We found the "new" table on my birthday while we were actually looking for some bedside tables that would go with the "new" suite in the Master. Although we found several tables that would have worked, nothing really said "buy me" - mainly because I'm leaning toward using un-matching tables that will give us a "pieced together' look while David is thinking more traditionally.

After visiting several antique dealers in town, we stopped by at our favorite store "A Step Back In Time"; we always leave this one for last because 90% of the time, it is here that we will find exactly what we are looking for....even if we didn't know it until we saw it. Going in to look at tables for beside the bed, we found the perfect one for the dining room. We've shopped here for so long that the owners have become friends and they know that "scale" is the most important thing we have to think of when we buy something for this house. So when I mentioned that we would also be looking for a farm table in a few weeks and he simply said "go look in the back room" off I went and then David heard that "oooh" that means he's doomed.

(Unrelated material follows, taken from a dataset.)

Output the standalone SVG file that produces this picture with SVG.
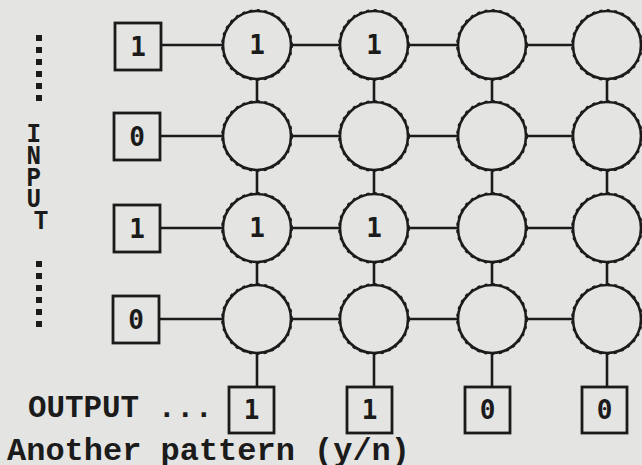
<svg xmlns="http://www.w3.org/2000/svg" width="642" height="465" viewBox="0 0 642 465">
  <style>
    .wire { stroke: #1b1b1b; stroke-width: 2.6; fill: none; }
    .cell { fill: none; stroke: #1b1b1b; stroke-width: 2.6; }
    .ripple { fill: none; stroke: #1b1b1b; stroke-width: 1.6; stroke-dasharray: 3 4.5; }
    .box { fill: none; stroke: #1b1b1b; stroke-width: 2.8; }
    .digit { font-family: "DejaVu Sans Mono", "Liberation Mono", monospace; font-weight: bold; font-size: 26px; fill: #1b1b1b; text-anchor: middle; }
    .word { font-family: "Liberation Mono", "DejaVu Sans Mono", monospace; font-weight: bold; fill: #1b1b1b; }
    .dots { stroke: #1b1b1b; stroke-width: 6; stroke-dasharray: 6 6; }
  </style>
  <defs>
    <g id="neuron">
      <circle class="cell" r="34"/>
      <circle class="ripple" r="35.1"/>
    </g>
  </defs>

  <rect width="642" height="465" fill="#e4e4e2"/>

  <!-- connectors: rows, columns and output drops -->
  <g id="connectors" class="wire">
    <line x1="161" y1="45" x2="223" y2="45"/>
    <line x1="291" y1="45" x2="340" y2="45"/>
    <line x1="408" y1="45" x2="458" y2="45"/>
    <line x1="526" y1="45" x2="573" y2="45"/>

    <line x1="160" y1="136" x2="223" y2="136"/>
    <line x1="291" y1="136" x2="340" y2="136"/>
    <line x1="408" y1="136" x2="458" y2="136"/>
    <line x1="526" y1="136" x2="573" y2="136"/>

    <line x1="160" y1="228" x2="223" y2="228"/>
    <line x1="291" y1="228" x2="340" y2="228"/>
    <line x1="408" y1="228" x2="458" y2="228"/>
    <line x1="526" y1="228" x2="573" y2="228"/>

    <line x1="159" y1="319" x2="223" y2="319"/>
    <line x1="291" y1="319" x2="340" y2="319"/>
    <line x1="408" y1="319" x2="458" y2="319"/>
    <line x1="526" y1="319" x2="573" y2="319"/>

    <line x1="257" y1="79" x2="257" y2="102"/>
    <line x1="257" y1="170" x2="257" y2="194"/>
    <line x1="257" y1="262" x2="257" y2="285"/>
    <line x1="257" y1="353" x2="257" y2="387"/>

    <line x1="374" y1="79" x2="374" y2="102"/>
    <line x1="374" y1="170" x2="374" y2="194"/>
    <line x1="374" y1="262" x2="374" y2="285"/>
    <line x1="374" y1="353" x2="374" y2="387"/>

    <line x1="492" y1="79" x2="492" y2="102"/>
    <line x1="492" y1="170" x2="492" y2="194"/>
    <line x1="492" y1="262" x2="492" y2="285"/>
    <line x1="492" y1="353" x2="492" y2="387"/>

    <line x1="607" y1="79" x2="607" y2="102"/>
    <line x1="607" y1="170" x2="607" y2="194"/>
    <line x1="607" y1="262" x2="607" y2="285"/>
    <line x1="607" y1="353" x2="607" y2="387"/>
  </g>

  <!-- input side label: dotted runs with the word stacked between -->
  <g id="input-label">
    <line class="dots" x1="39" y1="35" x2="39" y2="101"/>
    <text class="word" font-size="22" text-anchor="middle" transform="translate(41,0) scale(1.1,1.25)">
      <tspan x="0" y="114">I</tspan>
      <tspan x="0" y="131.5">N</tspan>
      <tspan x="0" y="149">P</tspan>
      <tspan x="0" y="166">U</tspan>
      <tspan x="0" y="183.5">T</tspan>
    </text>
    <line class="dots" x1="39" y1="261" x2="39" y2="327"/>
  </g>

  <!-- input cells -->
  <g id="in1"><rect class="box" x="115" y="23" width="46" height="47"/><text class="digit" x="138" y="56">1</text></g>
  <g id="in2"><rect class="box" x="114" y="113" width="46" height="47"/><text class="digit" x="137" y="146">0</text></g>
  <g id="in3"><rect class="box" x="114" y="205" width="46" height="47"/><text class="digit" x="137" y="238">1</text></g>
  <g id="in4"><rect class="box" x="113" y="296" width="46" height="47"/><text class="digit" x="136" y="329">0</text></g>

  <!-- grid of units -->
  <g id="n11" transform="translate(257,45)"><use href="#neuron"/><text class="digit" y="9">1</text></g>
  <g id="n12" transform="translate(374,45)"><use href="#neuron"/><text class="digit" y="9">1</text></g>
  <g id="n13" transform="translate(492,45)"><use href="#neuron"/></g>
  <g id="n14" transform="translate(607,45)"><use href="#neuron"/></g>

  <g id="n21" transform="translate(257,136)"><use href="#neuron"/></g>
  <g id="n22" transform="translate(374,136)"><use href="#neuron"/></g>
  <g id="n23" transform="translate(492,136)"><use href="#neuron"/></g>
  <g id="n24" transform="translate(607,136)"><use href="#neuron"/></g>

  <g id="n31" transform="translate(257,228)"><use href="#neuron"/><text class="digit" y="9">1</text></g>
  <g id="n32" transform="translate(374,228)"><use href="#neuron"/><text class="digit" y="9">1</text></g>
  <g id="n33" transform="translate(492,228)"><use href="#neuron"/></g>
  <g id="n34" transform="translate(607,228)"><use href="#neuron"/></g>

  <g id="n41" transform="translate(257,319)"><use href="#neuron"/></g>
  <g id="n42" transform="translate(374,319)"><use href="#neuron"/></g>
  <g id="n43" transform="translate(492,319)"><use href="#neuron"/></g>
  <g id="n44" transform="translate(607,319)"><use href="#neuron"/></g>

  <!-- output cells -->
  <g id="out1"><rect class="box" x="229" y="387" width="45" height="46"/><text class="digit" x="251.5" y="419">1</text></g>
  <g id="out2"><rect class="box" x="347" y="387" width="45" height="46"/><text class="digit" x="369.5" y="419">1</text></g>
  <g id="out3"><rect class="box" x="465" y="387" width="45" height="46"/><text class="digit" x="487.5" y="419">0</text></g>
  <g id="out4"><rect class="box" x="582" y="387" width="45" height="46"/><text class="digit" x="604.5" y="419">0</text></g>

  <!-- captions -->
  <text class="word" x="28" y="417" font-size="32" textLength="185" lengthAdjust="spacingAndGlyphs">OUTPUT ...</text>
  <text class="word" x="7" y="460" font-size="31" textLength="403" lengthAdjust="spacingAndGlyphs">Another pattern (y/n)</text>
</svg>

Tucked away in that back room was the perfect table - scale just right, drop leafed, perfect color and not so valuable that four dogs, three cats and various visiting teenagers would make us nervous every time they were in the room. Despite the fact that our original idea was to put the farm table in the kitchen and move the current kitchen table into the dining room - this table was perfect for the little used dining room. While not being used for eating or serving, it is long and narrow with the leaves dropped... filling the room while not obstructing the traffic flow.

The dining room is actually a walk through room; you go through it to get to the living room. Unless the table is "just right" you have to walk around it. This table is "just right".

As is the norm around here, every project takes a bit longer than we planned and gets revised as we go along; the finishing touches always get put on hold as we focus on the other areas of our life in the country - from chickens to gardening to simply deciding that today the front porch is calling. Three weeks ago we were in chaos wondering how in the world we'd put this place back together; today I find that I can walk through all the rooms and see what they are to be in the near future.

So the update to the original post regarding the state of our house is this.... its getting there....and like that dining room table, it is close to being "just right"........I'll post some photos soon.